Debating in a Foreign Language!

Most students have tried public speaking as part of their school career and will understand that it has the potential to be overwhelming at the best of times, so it takes an exceptionally resilient student to put themselves forward for a debating competition in a foreign language!

Last October (2020), four of our Lower Sixth students accepted precisely this challenge when we were invited to take part in an inter-school debating competition, hosted by The Perse School in Cambridge. Thomas T and Sofia C teamed up for the French competition whilst Annabel S and Matilde C worked together in Spanish. Hoping for a day trip to Cambridge on a spring afternoon, it was not quite the same to meet up on Zoom at the end of a long day back in school, however we had been able to make use of some lesson time during remote learning to practise and share ideas with other students in the A Level and IB classes, in what turned into a truly collaborative effort across the different classes in the year group. 


Read below to find out more but what was abundantly clear in both competitions was the ability of all our students to speak spontaneously, without having to rely on a script.
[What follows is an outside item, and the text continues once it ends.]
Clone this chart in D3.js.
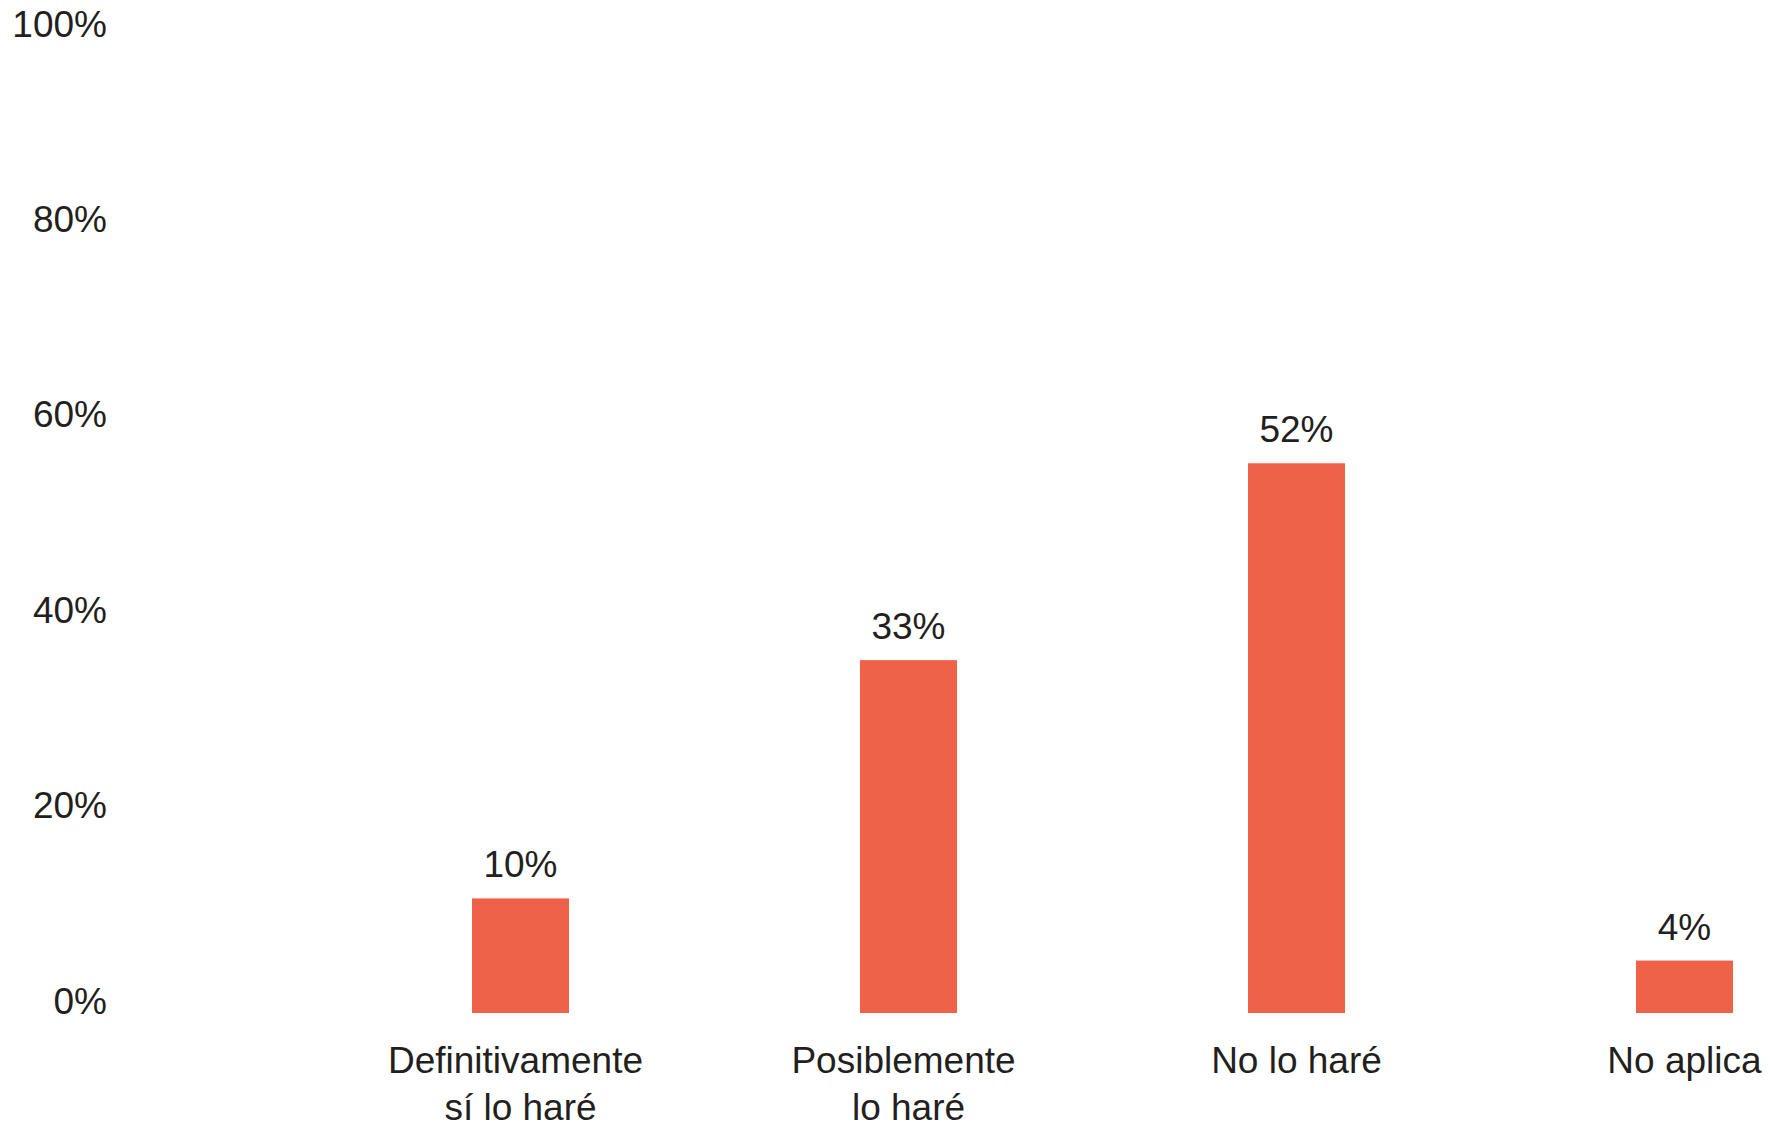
<!DOCTYPE html>
<html>
<head>
<meta charset="utf-8">
<script src="https://cdn.jsdelivr.net/npm/d3@7"></script>
<style>
  html, body { margin: 0; padding: 0; background: #ffffff; }
  svg { display: block; }
  text { font-family: "Liberation Sans", Arial, Helvetica, sans-serif; fill: #231f20; }
</style>
</head>
<body>
<svg id="chart" width="1771" height="1129"></svg>
<script>
// ---- data ----
const categories = ["Definitivamente sí lo haré", "Posiblemente lo haré", "No lo haré", "No aplica"];
const categoryLines = [["Definitivamente", "sí lo haré"], ["Posiblemente", "lo haré"], ["No lo haré"], ["No aplica"]];
const values = [10, 33, 52, 4];
const yTicks = [0, 20, 40, 60, 80, 100];

// ---- layout ----
const svg = d3.select("#chart");
const barColor = "#ef624a";
const barWidth = 97;
const fontSize = "37px";

const x = d3.scalePoint().domain(categories).range([520.5, 1684.5]);
// axis label scale (tick label baselines)
const yAxis = d3.scaleLinear().domain([0, 100]).range([1013, 36]);
// bar scale as drawn in the original chart
const yBar = d3.scaleLinear().domain([0, 100]).range([1002, -34]);
const baseline = yAxis(0);

// y axis labels (no line, no ticks)
const axis = d3.axisLeft(yAxis)
  .tickValues(yTicks)
  .tickFormat(d => d + "%")
  .tickSize(0)
  .tickPadding(0);
const gAxis = svg.append("g").attr("transform", "translate(107,0)").call(axis);
gAxis.select(".domain").remove();
gAxis.selectAll("text")
  .attr("dy", 0)
  .attr("x", 0)
  .style("font-size", fontSize)
  .style("font-family", "'Liberation Sans', Arial, Helvetica, sans-serif")
  .attr("fill", "#231f20");

// bars
svg.append("g").selectAll("rect")
  .data(values)
  .join("rect")
  .attr("x", (d, i) => x(categories[i]) - barWidth / 2)
  .attr("y", d => yBar(d))
  .attr("width", barWidth)
  .attr("height", d => baseline - yBar(d))
  .attr("fill", barColor);

// value labels
svg.append("g").selectAll("text")
  .data(values)
  .join("text")
  .attr("x", (d, i) => x(categories[i]))
  .attr("y", d => yBar(d) - 21)
  .attr("text-anchor", "middle")
  .style("font-size", fontSize)
  .text(d => d + "%");

// category labels
const gCat = svg.append("g");
categories.forEach((c, i) => {
  const lines = categoryLines[i];
  const t = gCat.append("text")
    .attr("x", x(c))
    .attr("y", 1073)
    .attr("text-anchor", "middle")
    .style("font-size", fontSize);
  lines.forEach((line, j) => {
    t.append("tspan")
      .attr("x", (j === 0 && lines.length > 1) ? x(c) - 5 : x(c))
      .attr("dy", j === 0 ? 0 : 47)
      .text(line);
  });
});
</script>
</body>
</html>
The judges were impressed by their clarity and variety of expression, their accents as well as the maturity and depth of their arguments. We didn’t make the final round this year but Felsted took its first step into the world of foreign language debating, igniting a passion, providing a chance to face a fear head-on and making plenty of memories. We may have been the underdogs this year but we learnt a lot and we will be back!

Sofia and Thomas found themselves in a pool with students from Hills Road Sixth Form College Cambridge and Oundle school. The first debate was a challenging round, having to propose the motion that all foreign homeless people should be sent back to their country, but after the chance to warm up and get familiar with the structure of the competition, both students delivered convincing speeches and during the strife they confidently picked apart the arguments made by the opposition in the second debate, opposing the motion that the government should not fund the arts. Their judge thought they went from strength to strength as the evening progressed and were a notably supportive team. 

Due to difficulties with technology on the night, Annabel had to represent the Spanish team on her own with Matilde at the other end of the Google chat. The first motion was against Norwich school and they debated the importance of maintaining traditions. Annabel was praised for her level of fluency and Spanish accent. In round two, she argued for women’s rights to have children, and despite not having a partner, won this debate against RHS, with special mention from the judges on her thoughtful arguments, supportive attitude and again, her impeccable language. 

Many thanks to Miss Trucco, Mrs Cortés, Miss Menet, Madame Mallett and Mrs Grant for helping to prepare the teams.